Implemented based on
- https://wis.kuleuven.be/stat/robust/papers/2004/medcouple.pdf
- https://en.wikipedia.org/wiki/Medcouple
- statsmodels/statsmodels#5395
Recommend using statsmodels instead for small n, but you can use this code for reference to understand the logic of the medcouple algorithm. See the bottom of python/test.py
for an example of how it's used.
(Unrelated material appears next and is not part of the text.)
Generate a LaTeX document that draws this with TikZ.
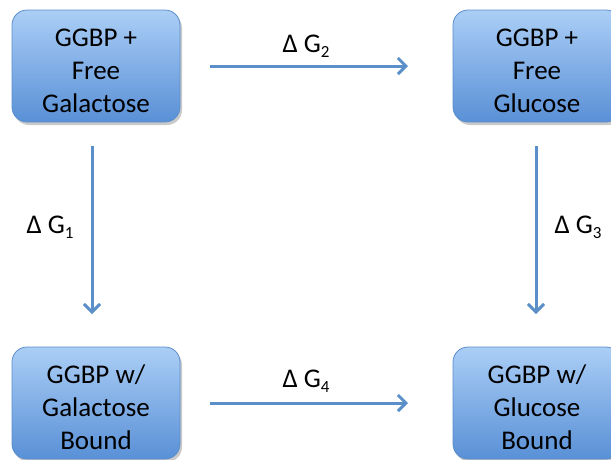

Tests show that the results match up but statsmodels is slightly faster.
As for scalable libraries using the fast algorithm, haven't found any Python libraries that are 100% accurate yet, existing ones have a problem with handling ties to the median like in the example in the GitHub issue above, and the results do not match those of the naive algorithms and R's fast algorithm.
Can use as a library project/jar, or just copy the relevant files over to your project.
To run without Spark:
cd scala
# ensure `scalaVersion` in `build.sbt` matches your version or you might get a runtime error like: Exception in thread "main" java.lang.NoSuchMethodError: scala.Predef$.doubleArrayOps([D)[D
sbt assembly
scala -classpath target/medcouple.jar stats.medcouple.TestAlgos
To run the Spark code with UDF, do the above but instead of the last line, spark-submit that jar with class stats.medcouple.TestSpark
.
If you see these lines during runtime, it means that the Medcouple implementations using Breeze matrices will be unoptimised and slower than it should be:
WARN BLAS: Failed to load implementation from: com.github.fommil.netlib.NativeSystemBLAS
WARN BLAS: Failed to load implementation from: com.github.fommil.netlib.NativeRefBLAS
To fix that, ensure these libraries are included in build.sbt
:
"org.scalanlp" %% "breeze-natives" % "1.0",
"com.github.fommil.netlib" % "all" % "1.1.2" pomOnly()
Shade so they don't conflict with spark's version of breeze:
assemblyShadeRules in assembly := Seq(
ShadeRule.rename("breeze.**" -> "shaded.breeze.@1").inAll
)
And get libraries like BLAS natively installed on your system.
If you manage to do this, you can check if Medcouple.calcMatrix
is faster. Otherwise, just stick with the default Medcouple.calcLoop
.